Who needs to be there, really?

Don’t sweep the organization inviting everybody, (unless going to a meeting is the core work of your organization), but do make sure that the right people are there. Even if people are “required,” why not treat them as volunteers and make it attractive and alluring to attend? Market your meeting. Enroll people in the benefits. Treat them as if they have choices about what to do with their time (they do), rather than as drones. (Maybe a poor choice of words these days.)

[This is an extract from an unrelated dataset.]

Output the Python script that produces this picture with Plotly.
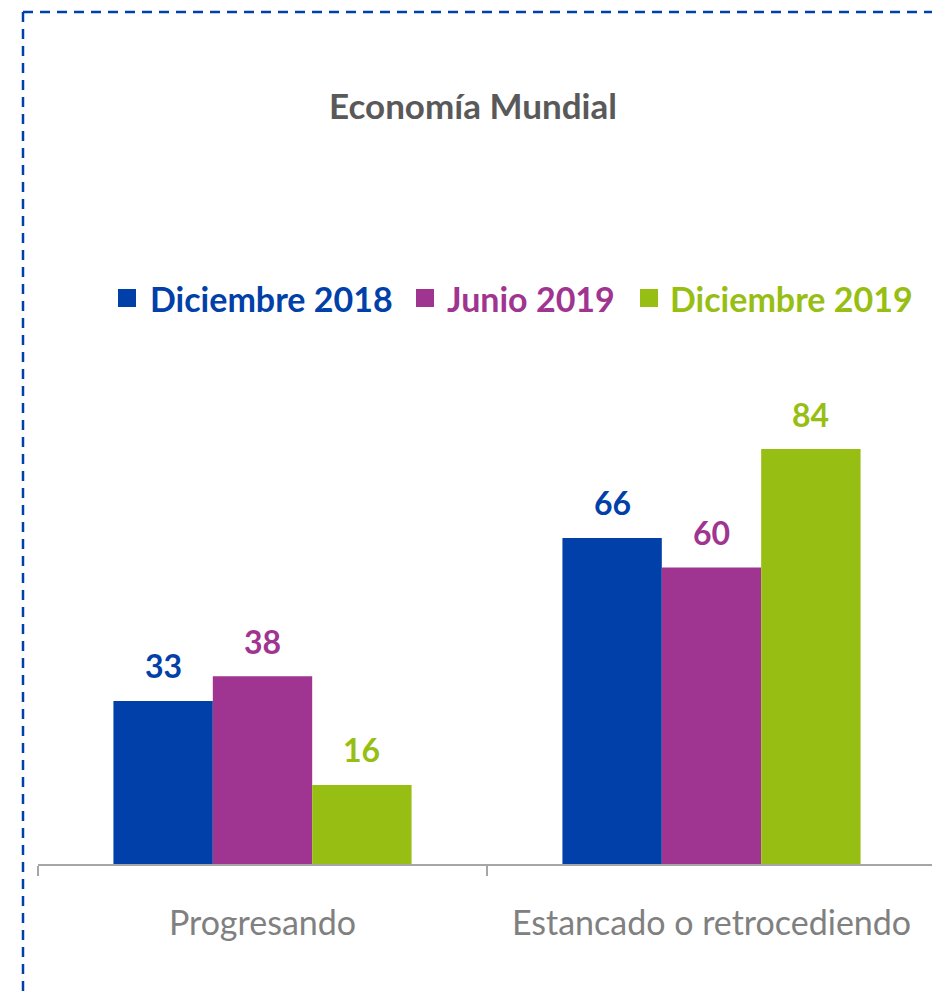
import plotly.graph_objects as go

# datos del gráfico
categorias = ["Progresando", "Estancado o retrocediendo"]
series = ["Diciembre 2018", "Junio 2019", "Diciembre 2019"]
valores = {
    "Diciembre 2018": [33, 66],
    "Junio 2019": [38, 60],
    "Diciembre 2019": [16, 84],
}
colores = ["#0040A8", "#9F3590", "#97BE12"]

W, H = 932, 994
ML, MR, MT, MB = 38, 0, 370, 130
PW, PH = W - ML - MR, H - MT - MB
BARGAP = 0.336
FONT = "Lato"

# posiciones de la leyenda (px): cuadrado y texto
LEYENDA_X = [(118, 148), (416, 445), (640, 668)]
LEYENDA_Y = 298


def px_x(px):
    return (px - ML) / PW


def px_y(py):
    return (H - MB - py) / PH


fig = go.Figure()

ancho = (1 - BARGAP) / len(series)
for j, (nombre, color) in enumerate(zip(series, colores)):
    fig.add_trace(go.Bar(
        x=categorias,
        y=valores[nombre],
        name=nombre,
        marker=dict(color=color, line=dict(width=0)),
        showlegend=False,
    ))
    # etiquetas de valor
    for i, v in enumerate(valores[nombre]):
        fig.add_annotation(
            x=i + (j - 1) * ancho, y=v, xref="x", yref="y",
            text=f"<b>{v}</b>", showarrow=False,
            yanchor="middle", yshift=35,
            font=dict(family=FONT, size=32, color=color),
        )
    # leyenda manual
    xs, xt = LEYENDA_X[j]
    fig.add_shape(type="rect", xref="paper", yref="paper",
                  x0=px_x(xs), x1=px_x(xs + 18),
                  y0=px_y(LEYENDA_Y - 9), y1=px_y(LEYENDA_Y + 9),
                  fillcolor=color, line=dict(width=0))
    fig.add_annotation(
        x=px_x(xt), y=px_y(LEYENDA_Y), xref="paper", yref="paper",
        text=f"<b>{nombre}</b>", showarrow=False,
        xanchor="left", yanchor="middle",
        font=dict(family=FONT, size=34, color=color),
    )

# borde discontinuo
borde = dict(color="#0040A8", width=2.5, dash="10px,7px")
fig.add_shape(type="line", xref="paper", yref="paper",
              x0=px_x(23), x1=px_x(940), y0=px_y(12), y1=px_y(12), line=borde)
fig.add_shape(type="line", xref="paper", yref="paper",
              x0=px_x(23), x1=px_x(23), y0=px_y(12), y1=px_y(1000), line=borde)

fig.update_layout(
    width=W, height=H,
    margin=dict(l=ML, r=MR, t=MT, b=MB),
    paper_bgcolor="white", plot_bgcolor="white",
    barmode="group", bargap=BARGAP, bargroupgap=0,
    showlegend=False,
    title=dict(
        text="<b>Economía Mundial</b>",
        x=473 / W, xanchor="center",
        y=1 - 107 / H, yanchor="middle", yref="container",
        font=dict(family=FONT, size=35, color="#595959"),
    ),
    xaxis=dict(
        type="category",
        range=[-0.5, -0.5 + PW / (PW / 2 + 2)],
        showline=True, linecolor="#A6A6A6", linewidth=1.5,
        ticks="outside", tickson="boundaries", ticklen=10,
        tickcolor="#A6A6A6", tickwidth=1.5,
        ticklabelstandoff=28,
        tickfont=dict(family=FONT, size=34, color="#808080"),
        showgrid=False, zeroline=False, fixedrange=True,
    ),
    yaxis=dict(range=[0, 100], visible=False, fixedrange=True),
)

fig.write_html("out.html", config={"displayModeBar": False},
               post_script="document.body.style.margin='0';")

My colleague, visual facilitator extraordinaire Claire Bronson, created a series of fun cartoons we attached to emails in advance of a retreat we were co-directing. Even though participants had already registered, we wanted them to feel jazzed about coming.

Where will you meet?

Typically, you’ll meet close to where participants work, maybe down the hall in the conference room. But that cavern-like dungeon of a meeting room without windows at the back of the building? Not so good. Environment matters. (Look for good light, air, and quiet.)

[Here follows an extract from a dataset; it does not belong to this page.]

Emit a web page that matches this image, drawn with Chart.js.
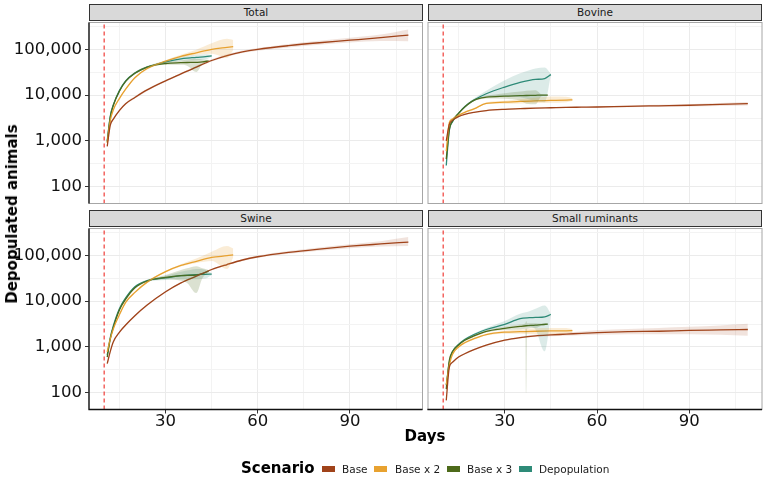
<!DOCTYPE html>
<html><head><meta charset="utf-8">
<script src="https://cdn.jsdelivr.net/npm/chart.js@4.4.0/dist/chart.umd.min.js"></script>
<style>
body{margin:0;background:#fff;width:767px;height:479px;overflow:hidden;font-family:"DejaVu Sans",sans-serif;}
#wrap{position:relative;width:767px;height:479px;}
canvas{position:absolute;left:0;top:0;}
.strip{position:absolute;background:#d9d9d9;border:1.3px solid #333;box-sizing:border-box;font-size:10.5px;color:#1a1a1a;text-align:center;line-height:14px;}
.t{position:absolute;white-space:nowrap;color:#000;}
.key{position:absolute;width:13px;height:6px;}
.lt{position:absolute;font-size:10.5px;color:#1a1a1a;white-space:nowrap;line-height:12px;}
</style></head>
<body><div id="wrap">
<canvas id="c1" width="767" height="479"></canvas>
<canvas id="c2" width="767" height="479"></canvas>
<canvas id="c3" width="767" height="479"></canvas>
<canvas id="c4" width="767" height="479"></canvas>
<div class="strip" style="left:89px;top:4px;width:334px;height:17px;">Total</div>
<div class="strip" style="left:428px;top:4px;width:334px;height:17px;">Bovine</div>
<div class="strip" style="left:89px;top:210px;width:334px;height:17px;">Swine</div>
<div class="strip" style="left:428px;top:210px;width:334px;height:17px;">Small ruminants</div>
<div class="t" style="left:12px;top:214px;font-size:15px;font-weight:bold;transform:translate(-50%,-50%) rotate(-90deg);">Depopulated animals</div>
<div class="t" style="left:425px;top:436px;font-size:15px;font-weight:bold;transform:translate(-50%,-50%);">Days</div>
<div class="t" style="left:241px;top:459px;font-size:15px;font-weight:bold;line-height:18px;">Scenario</div>
<div id="legend"></div>
</div>
<script>
// ---- data ----
const SERIES = ['Base', 'Base x 2', 'Base x 3', 'Depopulation'];
const COLORS = ['#a0431a', '#e8a230', '#4d6a1a', '#2e8b78'];
const BANDS = ['rgba(160,67,26,0.15)', 'rgba(232,162,48,0.2)', 'rgba(77,106,26,0.2)', 'rgba(46,139,120,0.17)'];

const baseDays = [11,12,13,15,17,20,24,30,35,40,45,50,55,60,70,80,90,100,109];
const x2Days   = [11,12,13,15,17,20,24,30,35,40,45,50,52];
const x3Days   = [11,12,13,15,17,20,24,30,35,37,40,42,44];
const depDays  = [11,12,13,15,17,20,24,30,35,38,40,43,45];
const srX3BandDays = [11,12,13,15,17,20,24,30,35,36.7,37,37.3,40,42,44];

const interventionDay = 10;
const xTicks = [30, 60, 90];
const xGrid = [15, 30, 45, 60, 75, 90, 105];
const yTicks = [100, 1000, 10000, 100000];
const yMinorTicks = [316.2, 3162, 31623, 316228];

// Total
const totalBase   = [760,2200,3000,4650,6500,8900,13000,20500,29000,41000,57000,73000,88000,100000,120000,139000,158000,180000,205000];
const totalBaseLo = [710,2070,2820,4400,6150,8400,12300,19500,27500,39000,54000,69000,83000,93000,110000,126000,141000,152000,150000];
const totalBaseHi = [810,2330,3180,4900,6850,9400,13700,21500,30500,43500,61000,78000,94000,107000,131000,154000,178000,210000,270000];
const totalX2   = [900,2800,4800,8500,13500,24000,38000,55000,70000,84000,100000,110000,114000];
const totalX2Lo = [850,2650,4550,8100,12800,22800,36000,52000,66000,76000,80000,65000,95000];
const totalX2Hi = [950,2950,5050,8900,14200,25200,40000,58000,76000,98000,135000,170000,160000];
const totalX3   = [950,3300,6000,12300,20000,30000,41000,49000,51000,51500,52000,53000,56000];
const totalX3Lo = [900,3150,5700,11700,19000,28500,39000,46000,46000,44000,32000,48000,53000];
const totalX3Hi = [1000,3450,6300,12900,21000,31500,43000,52000,57000,59000,62000,60000,59000];
const totalDep   = [1000,3500,6200,12700,20500,30500,41000,53000,62000,65000,67000,69000,72000];
const totalDepLo = [950,3300,5900,12100,19500,29000,39000,50000,56000,57000,58000,60000,69000];
const totalDepHi = [1050,3700,6500,13300,21500,32000,43000,56000,68000,73000,76000,78000,75000];

// Bovine
const bovBase   = [1000,2300,2800,3400,3800,4200,4600,4900,5050,5200,5300,5400,5450,5500,5700,5850,6000,6250,6500];
const bovBaseLo = [950,2200,2700,3300,3700,4100,4450,4750,4900,5050,5150,5250,5280,5300,5450,5550,5650,5800,5900];
const bovBaseHi = [1050,2400,2900,3500,3900,4300,4750,5050,5200,5350,5450,5550,5620,5700,5950,6150,6350,6700,7100];
const bovX2   = [600,2500,3000,3600,4200,5000,6600,7000,7300,7500,7650,7800,7850];
const bovX2Lo = [570,2400,2900,3450,4050,4800,6300,6500,6600,6700,6800,7000,7400];
const bovX2Hi = [630,2600,3100,3750,4350,5200,6900,7500,8100,8800,9300,9200,8500];
const bovX3   = [400,1800,2700,4000,5500,7700,9000,9500,9700,9800,9900,10000,10000];
const bovX3Lo = [380,1700,2550,3800,5200,7300,8400,8300,7500,6500,6300,9500,9700];
const bovX3Hi = [420,1900,2850,4200,5800,8100,9600,11000,12000,12500,12800,10500,10300];
const bovDep   = [290,1700,2600,4000,5600,7800,10700,15000,19000,21000,22000,23000,28000];
const bovDepLo = [280,1620,2480,3800,5300,7300,9200,9500,9000,8000,7500,7000,27000];
const bovDepHi = [300,1780,2720,4200,5900,8400,12500,21000,30000,35000,38000,40000,29000];

// Swine
const swBase   = [430,800,1300,2100,3000,4800,8200,16000,25000,35000,49000,63000,79000,93000,116000,137000,158000,177000,195000];
const swBaseLo = [400,750,1220,2000,2850,4550,7800,15300,24000,33500,47000,60000,75000,88000,108000,126000,143000,155000,160000];
const swBaseHi = [460,850,1380,2200,3150,5050,8600,16700,26000,36500,51000,66000,83000,99000,124000,149000,175000,204000,250000];
const swX2   = [780,1500,2500,5100,9400,15500,26000,44000,60000,74000,90000,98000,102000];
const swX2Lo = [740,1420,2380,4850,8900,14700,24700,42000,57000,68000,75000,50000,90000];
const swX2Hi = [820,1580,2620,5350,9900,16300,27300,46000,64000,85000,120000,160000,140000];
const swX3   = [600,1500,2700,6500,11000,19500,27500,33000,36000,36300,37000,40000,45000];
const swX3Lo = [570,1420,2550,6200,10400,18500,26000,30000,28000,25000,15000,32000,42000];
const swX3Hi = [630,1580,2850,6800,11600,20500,29000,37000,48000,52000,58000,52000,48000];
const swDep   = [660,1600,2900,6900,11700,20500,28000,32000,36000,37500,38000,38500,39000];
const swDepLo = [630,1520,2750,6550,11100,19500,26600,29000,30000,30000,30000,31000,37000];
const swDepHi = [690,1680,3050,7250,12300,21500,29400,36000,44000,48000,50000,48000,41000];

// Small ruminants
const srBase   = [68,360,460,600,710,870,1090,1400,1600,1750,1830,1900,1980,2050,2150,2200,2300,2350,2400];
const srBaseLo = [64,340,440,575,680,835,1045,1340,1530,1660,1720,1760,1800,1850,1900,1900,1900,1850,1750];
const srBaseHi = [72,380,480,625,740,905,1135,1460,1670,1840,1950,2050,2180,2300,2450,2600,2750,2950,3200];
const srX2   = [150,400,680,1000,1230,1510,1860,2100,2150,2200,2230,2250,2260];
const srX2Lo = [140,380,640,950,1170,1440,1770,1950,1950,1900,1900,1950,2050];
const srX2Hi = [160,420,720,1050,1290,1580,1950,2250,2400,2550,2600,2600,2450];
const srX3   = [120,510,780,1100,1400,1740,2180,2530,2800,2900,2980,3080,3150];
const srX3Lo = [110,480,740,1050,1330,1650,2070,2350,2400,2500,100,2500,2600,2900,3050];
const srX3Hi = [130,540,820,1150,1470,1830,2290,2750,3100,3300,3700,3300,3300,3250,3250];
const srDep   = [145,460,780,1130,1450,1870,2400,3100,4150,4350,4400,4550,5100];
const srDepLo = [135,430,740,1080,1380,1780,2250,2700,3000,2800,2400,800,4900];
const srDepHi = [155,490,820,1180,1520,1960,2600,3700,5300,6000,6800,8000,5300];

// ---- layout ----
const X_MIN = 5.07, X_MAX = 113.6, Y_MIN = 43, Y_MAX = 385000;
const SERIES_DAYS = [baseDays, x2Days, x3Days, depDays];
const W = 767, H = 479;

const PANELS = [
  {id:'c1', left:89, right:422.5, top:22.5, bottom:203.5, yLab:true, xLab:false,
   s:[[totalBase,totalBaseLo,totalBaseHi],[totalX2,totalX2Lo,totalX2Hi],[totalX3,totalX3Lo,totalX3Hi],[totalDep,totalDepLo,totalDepHi]]},
  {id:'c2', left:428, right:762, top:22.5, bottom:203.5, yLab:false, xLab:false,
   s:[[bovBase,bovBaseLo,bovBaseHi],[bovX2,bovX2Lo,bovX2Hi],[bovX3,bovX3Lo,bovX3Hi],[bovDep,bovDepLo,bovDepHi]]},
  {id:'c3', left:89, right:422.5, top:228.5, bottom:409.5, yLab:true, xLab:true,
   s:[[swBase,swBaseLo,swBaseHi],[swX2,swX2Lo,swX2Hi],[swX3,swX3Lo,swX3Hi],[swDep,swDepLo,swDepHi]]},
  {id:'c4', left:428, right:762, top:228.5, bottom:409.5, yLab:false, xLab:true,
   s:[[srBase,srBaseLo,srBaseHi],[srX2,srX2Lo,srX2Hi],[srX3,srX3Lo,srX3Hi,srX3BandDays],[srDep,srDepLo,srDepHi]]}
];

const pts = (days, vals) => days.map((d, k) => ({x: d, y: vals[k]}));

const borderPlugin = {
  id: 'panelBorder',
  afterDatasetsDraw(chart, args, opts) {
    const {ctx, chartArea: a} = chart;
    ctx.save();
    ctx.strokeStyle = '#a6a6a6'; ctx.lineWidth = 1;
    ctx.strokeRect(a.left, a.top, a.right - a.left, a.bottom - a.top);
    ctx.strokeStyle = '#111'; ctx.lineWidth = 1.3;
    ctx.beginPath();
    if (opts.left) { ctx.moveTo(a.left, a.top); ctx.lineTo(a.left, a.bottom); }
    if (opts.bottom) { ctx.moveTo(a.left - 0.6, a.bottom); ctx.lineTo(a.right, a.bottom); }
    ctx.stroke();
    ctx.restore();
  }
};

PANELS.forEach(p => {
  const ds = [];
  p.s.forEach((s, i) => {
    const days = s[3] || SERIES_DAYS[i];
    ds.push({data: pts(days, s[1]), borderColor:'rgba(0,0,0,0)', borderWidth:0, pointRadius:0, fill:false, cubicInterpolationMode:'monotone'});
    ds.push({data: pts(days, s[2]), borderColor:'rgba(0,0,0,0)', borderWidth:0, pointRadius:0, fill:'-1', backgroundColor:BANDS[i], cubicInterpolationMode:'monotone'});
  });
  ds.push({data: [{x:interventionDay, y:Y_MIN}, {x:interventionDay, y:Y_MAX}], borderColor:'#ee2a24', borderWidth:1.1, borderDash:[4,3], pointRadius:0, fill:false});
  p.s.forEach((s, i) => {
    ds.push({label: SERIES[i], data: pts(SERIES_DAYS[i], s[0]), borderColor: COLORS[i], borderWidth:1.3, pointRadius:0, fill:false, cubicInterpolationMode:'monotone'});
  });
  const xH = p.xLab ? 30 : 0;
  new Chart(document.getElementById(p.id), {
    type: 'line',
    data: {datasets: ds},
    plugins: [borderPlugin],
    options: {
      responsive:false, animation:false, devicePixelRatio:1,
      layout: {padding: {left: p.yLab ? 0 : p.left, right: W - p.right, top: p.top, bottom: H - p.bottom - xH}},
      plugins: {legend:{display:false}, tooltip:{enabled:false}, panelBorder:{left:p.yLab, bottom:p.xLab}},
      scales: {
        x: {
          type:'linear', min:X_MIN, max:X_MAX,
          afterBuildTicks: s => { s.ticks = xGrid.map(v => ({value:v})); },
          afterFit: s => { s.height = xH; },
          border: {display:false},
          grid: {color: c => xTicks.includes(c.tick && c.tick.value) ? '#ebebeb' : '#f3f3f3', lineWidth:1,
                 drawTicks: p.xLab, tickLength:4,
                 tickColor: c => xTicks.includes(c.tick && c.tick.value) ? '#333' : 'rgba(0,0,0,0)'},
          ticks: {display: p.xLab, autoSkip:false, maxRotation:0, padding:0, color:'#111',
                  font:{family:'DejaVu Sans', size:16.5, lineHeight:1},
                  callback: v => xTicks.includes(v) ? String(v) : ''}
        },
        y: {
          type:'logarithmic', min:Y_MIN, max:Y_MAX,
          afterBuildTicks: s => { s.ticks = yTicks.concat(yMinorTicks).sort((a,b)=>a-b).map(v => ({value:v})); },
          afterFit: s => { s.width = p.yLab ? p.left : 0; },
          border: {display:false},
          grid: {color: c => yTicks.includes(c.tick && c.tick.value) ? '#ebebeb' : '#f3f3f3', lineWidth:1,
                 drawTicks: p.yLab, tickLength:4,
                 tickColor: c => yTicks.includes(c.tick && c.tick.value) ? '#333' : 'rgba(0,0,0,0)'},
          ticks: {display: p.yLab, autoSkip:false, padding:3, color:'#111',
                  font:{family:'DejaVu Sans', size:16.5, lineHeight:1},
                  callback: v => yTicks.includes(v) ? v.toLocaleString('en-US') : ''}
        }
      }
    }
  });
});

// legend
const legendPos = [[322, 342], [374, 395], [447, 467], [519, 539]];
const lg = document.getElementById('legend');
SERIES.forEach((name, i) => {
  const k = document.createElement('div');
  k.className = 'key'; k.style.left = legendPos[i][0] + 'px'; k.style.top = '466px'; k.style.background = COLORS[i];
  lg.appendChild(k);
  const t = document.createElement('div');
  t.className = 'lt'; t.textContent = name; t.style.left = legendPos[i][1] + 'px'; t.style.top = '463px';
  lg.appendChild(t);
});
</script>
</body></html>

Occasionally, it may help to go off-site. I worked with a group of executives who went brain-dead when they met in the executive conference room or similar white table-clothed hotel room. They needed to break the routine, be able to walk about, and slump in comfortable chairs. We started meeting in peoples’ homes and at a beautiful retreat site; conversations improved immeasurably leading to a marked difference in the group’s performance.

Do you need a facilitator?

Often not. You, as board chair, program manager, vice president, or volunteer, may be perfectly capable of running a good meeting. But if it’s not your strong suit, it’s OK to ask a member of your team to facilitate the meeting, or bring someone in from outside, so you can be free to participate with the group.

A facilitator can be particularly useful when issues at a meeting are likely to be contentious, stakes are high, and competing factions will be attending. Or sometimes you may want a facilitator to give your off-site a special boost. If you’re unsure whether you need a facilitator, I’m happy to help you think it out.

(Truth in lending, I do this professionally).

What’s next?

The above is just for starters. I haven’t talked about how you plan the meeting, run the meeting, or order muffins. We can talk about this later! Just make sure that your meeting has its best possible chance for success, before it even starts.